All of the data below must be repeated exactly.
--- Material provided ---
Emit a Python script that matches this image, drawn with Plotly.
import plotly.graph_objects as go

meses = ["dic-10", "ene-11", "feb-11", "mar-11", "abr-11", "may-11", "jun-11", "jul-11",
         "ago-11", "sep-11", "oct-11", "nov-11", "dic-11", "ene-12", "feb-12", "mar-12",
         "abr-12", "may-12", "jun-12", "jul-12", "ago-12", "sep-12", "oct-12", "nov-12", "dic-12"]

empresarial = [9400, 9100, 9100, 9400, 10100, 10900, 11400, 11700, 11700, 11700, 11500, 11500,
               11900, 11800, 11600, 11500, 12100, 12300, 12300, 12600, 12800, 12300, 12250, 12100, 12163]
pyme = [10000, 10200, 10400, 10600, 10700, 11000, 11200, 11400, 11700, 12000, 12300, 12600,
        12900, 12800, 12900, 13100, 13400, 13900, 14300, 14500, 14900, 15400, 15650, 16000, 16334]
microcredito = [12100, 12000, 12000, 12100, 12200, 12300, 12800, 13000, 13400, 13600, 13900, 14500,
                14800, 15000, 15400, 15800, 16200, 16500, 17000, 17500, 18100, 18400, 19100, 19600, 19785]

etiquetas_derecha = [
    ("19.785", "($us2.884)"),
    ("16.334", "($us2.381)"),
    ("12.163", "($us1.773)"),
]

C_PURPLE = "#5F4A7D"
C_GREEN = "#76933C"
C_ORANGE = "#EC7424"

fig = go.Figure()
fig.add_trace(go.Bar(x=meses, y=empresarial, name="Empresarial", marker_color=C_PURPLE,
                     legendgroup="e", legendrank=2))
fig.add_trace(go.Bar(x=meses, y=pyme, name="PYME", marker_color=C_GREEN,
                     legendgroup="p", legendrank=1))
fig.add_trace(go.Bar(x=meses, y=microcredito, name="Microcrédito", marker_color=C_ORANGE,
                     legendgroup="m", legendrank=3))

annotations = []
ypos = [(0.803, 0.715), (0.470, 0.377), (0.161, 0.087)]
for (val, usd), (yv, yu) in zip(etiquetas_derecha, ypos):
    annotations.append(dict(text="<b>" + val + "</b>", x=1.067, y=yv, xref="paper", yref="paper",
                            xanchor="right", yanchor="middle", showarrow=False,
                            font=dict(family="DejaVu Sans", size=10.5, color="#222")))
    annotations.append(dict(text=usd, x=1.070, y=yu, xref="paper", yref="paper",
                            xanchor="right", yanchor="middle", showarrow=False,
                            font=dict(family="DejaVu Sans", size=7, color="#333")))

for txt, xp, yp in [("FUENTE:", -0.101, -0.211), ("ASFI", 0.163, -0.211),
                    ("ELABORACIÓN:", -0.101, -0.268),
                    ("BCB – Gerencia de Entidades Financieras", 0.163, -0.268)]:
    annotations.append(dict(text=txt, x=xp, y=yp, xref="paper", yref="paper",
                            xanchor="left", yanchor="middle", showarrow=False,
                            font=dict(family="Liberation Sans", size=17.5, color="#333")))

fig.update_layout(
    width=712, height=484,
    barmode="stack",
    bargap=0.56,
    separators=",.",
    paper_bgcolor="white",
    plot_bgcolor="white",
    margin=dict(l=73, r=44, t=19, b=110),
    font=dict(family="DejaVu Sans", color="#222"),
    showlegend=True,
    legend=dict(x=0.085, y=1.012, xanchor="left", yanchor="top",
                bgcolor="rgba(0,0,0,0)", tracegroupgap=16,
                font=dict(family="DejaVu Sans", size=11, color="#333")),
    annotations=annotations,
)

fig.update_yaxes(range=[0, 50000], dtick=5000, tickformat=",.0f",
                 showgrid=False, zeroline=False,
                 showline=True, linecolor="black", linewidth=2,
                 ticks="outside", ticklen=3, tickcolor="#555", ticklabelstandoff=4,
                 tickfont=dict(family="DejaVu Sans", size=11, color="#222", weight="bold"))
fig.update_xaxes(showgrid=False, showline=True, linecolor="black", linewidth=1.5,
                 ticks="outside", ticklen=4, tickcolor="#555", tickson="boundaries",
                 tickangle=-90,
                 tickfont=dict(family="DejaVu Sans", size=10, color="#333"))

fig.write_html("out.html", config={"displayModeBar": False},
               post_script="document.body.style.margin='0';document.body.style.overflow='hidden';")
---
Complete output:
Emit a Python script that matches this image, drawn with Plotly.
import plotly.graph_objects as go

meses = ["dic-10", "ene-11", "feb-11", "mar-11", "abr-11", "may-11", "jun-11", "jul-11",
         "ago-11", "sep-11", "oct-11", "nov-11", "dic-11", "ene-12", "feb-12", "mar-12",
         "abr-12", "may-12", "jun-12", "jul-12", "ago-12", "sep-12", "oct-12", "nov-12", "dic-12"]

empresarial = [9400, 9100, 9100, 9400, 10100, 10900, 11400, 11700, 11700, 11700, 11500, 11500,
               11900, 11800, 11600, 11500, 12100, 12300, 12300, 12600, 12800, 12300, 12250, 12100, 12163]
pyme = [10000, 10200, 10400, 10600, 10700, 11000, 11200, 11400, 11700, 12000, 12300, 12600,
        12900, 12800, 12900, 13100, 13400, 13900, 14300, 14500, 14900, 15400, 15650, 16000, 16334]
microcredito = [12100, 12000, 12000, 12100, 12200, 12300, 12800, 13000, 13400, 13600, 13900, 14500,
                14800, 15000, 15400, 15800, 16200, 16500, 17000, 17500, 18100, 18400, 19100, 19600, 19785]

etiquetas_derecha = [
    ("19.785", "($us2.884)"),
    ("16.334", "($us2.381)"),
    ("12.163", "($us1.773)"),
]

C_PURPLE = "#5F4A7D"
C_GREEN = "#76933C"
C_ORANGE = "#EC7424"

fig = go.Figure()
fig.add_trace(go.Bar(x=meses, y=empresarial, name="Empresarial", marker_color=C_PURPLE,
                     legendgroup="e", legendrank=2))
fig.add_trace(go.Bar(x=meses, y=pyme, name="PYME", marker_color=C_GREEN,
                     legendgroup="p", legendrank=1))
fig.add_trace(go.Bar(x=meses, y=microcredito, name="Microcrédito", marker_color=C_ORANGE,
                     legendgroup="m", legendrank=3))

annotations = []
ypos = [(0.803, 0.715), (0.470, 0.377), (0.161, 0.087)]
for (val, usd), (yv, yu) in zip(etiquetas_derecha, ypos):
    annotations.append(dict(text="<b>" + val + "</b>", x=1.067, y=yv, xref="paper", yref="paper",
                            xanchor="right", yanchor="middle", showarrow=False,
                            font=dict(family="DejaVu Sans", size=10.5, color="#222")))
    annotations.append(dict(text=usd, x=1.070, y=yu, xref="paper", yref="paper",
                            xanchor="right", yanchor="middle", showarrow=False,
                            font=dict(family="DejaVu Sans", size=7, color="#333")))

for txt, xp, yp in [("FUENTE:", -0.101, -0.211), ("ASFI", 0.163, -0.211),
                    ("ELABORACIÓN:", -0.101, -0.268),
                    ("BCB – Gerencia de Entidades Financieras", 0.163, -0.268)]:
    annotations.append(dict(text=txt, x=xp, y=yp, xref="paper", yref="paper",
                            xanchor="left", yanchor="middle", showarrow=False,
                            font=dict(family="Liberation Sans", size=17.5, color="#333")))

fig.update_layout(
    width=712, height=484,
    barmode="stack",
    bargap=0.56,
    separators=",.",
    paper_bgcolor="white",
    plot_bgcolor="white",
    margin=dict(l=73, r=44, t=19, b=110),
    font=dict(family="DejaVu Sans", color="#222"),
    showlegend=True,
    legend=dict(x=0.085, y=1.012, xanchor="left", yanchor="top",
                bgcolor="rgba(0,0,0,0)", tracegroupgap=16,
                font=dict(family="DejaVu Sans", size=11, color="#333")),
    annotations=annotations,
)

fig.update_yaxes(range=[0, 50000], dtick=5000, tickformat=",.0f",
                 showgrid=False, zeroline=False,
                 showline=True, linecolor="black", linewidth=2,
                 ticks="outside", ticklen=3, tickcolor="#555", ticklabelstandoff=4,
                 tickfont=dict(family="DejaVu Sans", size=11, color="#222", weight="bold"))
fig.update_xaxes(showgrid=False, showline=True, linecolor="black", linewidth=1.5,
                 ticks="outside", ticklen=4, tickcolor="#555", tickson="boundaries",
                 tickangle=-90,
                 tickfont=dict(family="DejaVu Sans", size=10, color="#333"))

fig.write_html("out.html", config={"displayModeBar": False},
               post_script="document.body.style.margin='0';document.body.style.overflow='hidden';")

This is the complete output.